Matt Schimkowitz of The A.V. Club gave the 2-episode premiere a "B–" grade and wrote, "“Mr. October” director Dana Gonzales isn't the first person to struggle to make the monster scary after 1979. Still, it is a persistent issue within the episode, which lacks tension despite the preponderance of monsters stalking the building."

Alan Sepinwall of Rolling Stone wrote, "Hermit reunites with Wendy — or, as he knows her, Marcy — by the end of “Mr. October”, but the reunion's not peaceful for very long, as the Xenomorph crashes in and grabs Hermit, and Wendy chooses to leap down into the wreckage of the building to save her brother. Will she succeed? Again, this is an ongoing TV show where she's the main character, so the shock of Dallas dying midway through the first film, when at one point he seemed like its protagonist, won't be repeated. But this is a pretty thrilling start to Hawley's new chapter in this old story."

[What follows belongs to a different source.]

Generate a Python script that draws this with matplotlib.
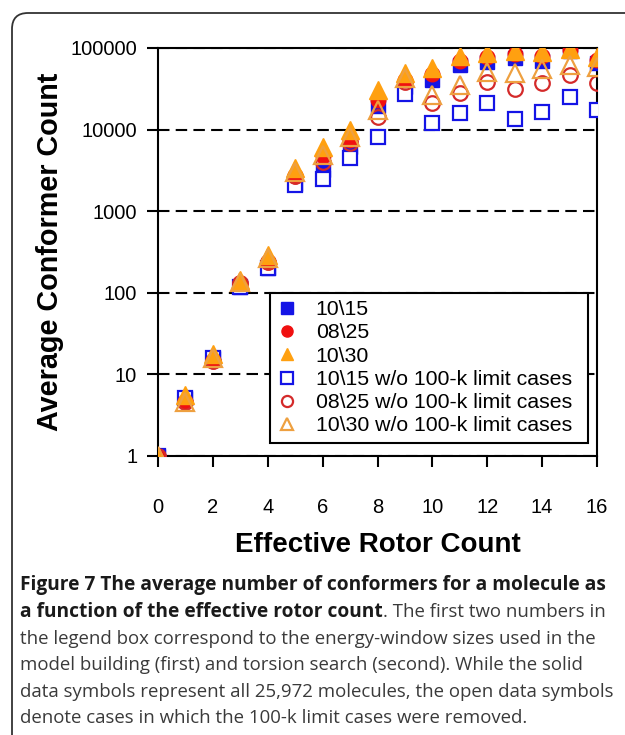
import matplotlib
matplotlib.use("Agg")
import matplotlib.pyplot as plt
import numpy as np
from matplotlib.patches import FancyBboxPatch
from matplotlib.transforms import IdentityTransform
from matplotlib.ticker import NullLocator
from matplotlib.lines import Line2D

rotors = np.arange(0, 17)
all_10_15 = [1, 5.1, 16, 118, 200, 2150, 3200, 6100, 19400, 33000, 40500, 62000, 67000, 76000, 69000, 92000, 66000]
all_08_25 = [1, 4.6, 14.5, 130, 240, 2700, 4750, 7400, 23000, 40500, 48000, 70000, 78000, 85000, 80000, 95000, 72000]
all_10_30 = [1, 5.6, 18, 144, 290, 3380, 6150, 9900, 30500, 49500, 56700, 79000, 87000, 92000, 89000, 97000, 77000]
wo_10_15 = [1, 5.1, 16, 118, 200, 2100, 2470, 4500, 8100, 27500, 12000, 16000, 21000, 13500, 16500, 25000, 17500]
wo_08_25 = [1, 4.6, 14.5, 130, 240, 2700, 4000, 6850, 14300, 38000, 21200, 28000, 38000, 31500, 37000, 46500, 37000]
wo_10_30 = [1, 4.6, 16, 135, 265, 3000, 4900, 8100, 17400, 43000, 26600, 35000, 51000, 49000, 55000, 62000, 58000]

labels = ["10\\15", "08\\25", "10\\30",
          "10\\15 w/o 100-k limit cases",
          "08\\25 w/o 100-k limit cases",
          "10\\30 w/o 100-k limit cases"]
yticks = [1, 10, 100, 1000, 10000, 100000]
xticks = np.arange(0, 17, 2)

blue = "#1414e6"
red = "#f01010"
red_open = "#d42a2a"
orange = "#ffa010"
orange_open = "#eea040"

plt.rcParams['font.family'] = ['Liberation Sans', 'DejaVu Sans']

fig = plt.figure(figsize=(6.25, 7.35), dpi=100)
ax = fig.add_axes([0.2528, 0.3796, 0.7024, 0.5551])

ms = 10.5
ax.plot(rotors, all_10_15, 's', ms=ms, color=blue, mec=blue, zorder=3)
ax.plot(rotors, wo_10_15, 's', ms=ms, mfc='white', mec=blue, mew=1.6, zorder=4)
ax.plot(rotors, all_08_25, 'o', ms=ms, color=red, mec=red, zorder=5)
ax.plot(rotors, wo_08_25, 'o', ms=ms, mfc='none', mec=red_open, mew=1.6, zorder=6)
ax.plot(rotors, all_10_30, '^', ms=ms + 2, color=orange, mec=orange, zorder=7)
ax.plot(rotors, wo_10_30, '^', ms=ms + 2, mfc='none', mec=orange_open, mew=1.6, zorder=8)

ax.set_yscale('log')
ax.set_xlim(0, 16)
ax.set_ylim(1, 100000)
ax.yaxis.set_minor_locator(NullLocator())
ax.set_yticks(yticks, [str(v) for v in yticks])
ax.set_xticks(xticks, [str(v) for v in xticks])
ax.yaxis.grid(True, which='major', linestyle=(0, (5.5, 3)), color='black', lw=1.5)
ax.set_axisbelow(True)
for s in ax.spines.values():
    s.set_linewidth(1.5)
ax.tick_params(axis='y', length=8, width=1.5, pad=7, labelsize=14.5)
ax.tick_params(axis='x', length=8, width=1.5, pad=22, labelsize=14.5)

ax.set_xlabel('Effective Rotor Count', fontsize=20, fontweight='bold', labelpad=11)
ax.set_ylabel('Average Conformer Count', fontsize=20.7, fontweight='bold')
ax.yaxis.set_label_coords(-0.213, 0.5)

handles = [
    Line2D([], [], ls='', marker='s', ms=8, color=blue),
    Line2D([], [], ls='', marker='o', ms=8, color=red),
    Line2D([], [], ls='', marker='^', ms=9, color=orange),
    Line2D([], [], ls='', marker='s', ms=8, mfc='white', mec=blue, mew=1.6),
    Line2D([], [], ls='', marker='o', ms=8, mfc='none', mec=red_open, mew=1.6),
    Line2D([], [], ls='', marker='^', ms=9, mfc='none', mec=orange_open, mew=1.6),
]
leg = ax.legend(handles, labels, loc='upper left', mode='expand',
                bbox_to_anchor=(0.255, 0.034, 0.725, 0.366),
                fontsize=15.3, frameon=True, fancybox=False, framealpha=1,
                edgecolor='black', labelspacing=0.2, handlelength=0.9,
                handletextpad=0.9, borderpad=0.35, borderaxespad=0)
leg.get_frame().set_linewidth(1.5)
leg.set_zorder(10)

# frame around figure and caption
box = FancyBboxPatch((12, -20), 700, 735 - 13 + 20,
                     boxstyle="round,pad=0,rounding_size=16",
                     transform=IdentityTransform(), fc='none', ec='#333333', lw=1.3)
fig.add_artist(box)

cap_font = ['Open Sans', 'DejaVu Sans']
bold_size = 13.8
plain_size = 13.4
cap_x = 20 / 625
line_y = [585, 612, 639, 665, 692, 718]

renderer = fig.canvas.get_renderer()

def caption(y, bold_part, plain_part):
    yf = 1 - y / 735
    x = cap_x
    if bold_part:
        t = fig.text(x, yf, bold_part, family=cap_font, fontsize=bold_size,
                     fontweight='bold', color='#1a1a1a', va='center')
        bb = t.get_window_extent(renderer)
        x = bb.x1 / fig.bbox.width
    if plain_part:
        fig.text(x, yf, plain_part, family=cap_font, fontsize=plain_size,
                 color='#3a3a3a', va='center')

caption(line_y[0], "Figure 7 The average number of conformers for a molecule as", "")
caption(line_y[1], "a function of the effective rotor count", ". The first two numbers in")
caption(line_y[2], "", "the legend box correspond to the energy-window sizes used in the")
caption(line_y[3], "", "model building (first) and torsion search (second). While the solid")
caption(line_y[4], "", "data symbols represent all 25,972 molecules, the open data symbols")
caption(line_y[5], "", "denote cases in which the 100-k limit cases were removed.")

fig.savefig('out.png', dpi=100)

Noel Murray of Vulture gave the episode a 4 star out of 5 rating and wrote, "On the whole, “Mr. October” isn't as satisfying an episode as “Neverland”, if only because the series premiere was packed with characters and ideas, while this episode plays more like a continuation of the action-horror scenes that ended episode one. This chapter doesn't tell its own story or introduce anything excitingly new. That said, those action-horror scenes are pleasurably icky." Shawn Van Horn of Collider gave the episode an 8 out of 10 rating and wrote, "Wendy tells Slightly to stay with the eggs as she runs off after Joe. She just got her brother back, and she's not about to lose him."

Eric Francisco of Esquire wrote, "I'm not sure what kind of bizarre Eyes Wide Shut activities were going on in there, but the Xenomorph racks up around twenty kills in a manner of seconds. Episode 2 is basically a hype video for the alien — and its the best this franchise has been in a long time." Johnny Loftus of Decider wrote, "With Episode 2, and Weyland-Yutani's research vessel falling out of the sky and landing on a city owned by Prodigy, its corporate competitor, W‑Y's precious deep space cargo is now loose at the crash site, and already providing direct scares of the body cavity-filling, face-attaching Alien franchise variety."

Sean T. Collins of The New York Times wrote, "None of this is to say the show feels derivative. A product of its influences? Of course — this is franchise filmmaking. But Hawley's homages are laser-precise. And they make use of techniques rarely seen on big-budget TV, like the leisurely zooms of 1970s cinema. Hawley brings his own penchant for dreamy montage to the proceedings as well, adding an aesthetic ingredient that is new to the setting." Paul Dailly of TV Fanatic gave the episode a perfect 5 star out of 5 rating and wrote, "If the next six episodes can maintain this level of suspense, sharp character work, and corporate nastiness, Alien: Earth won't just be a good TV spinoff. It could be the best thing to happen to the franchise."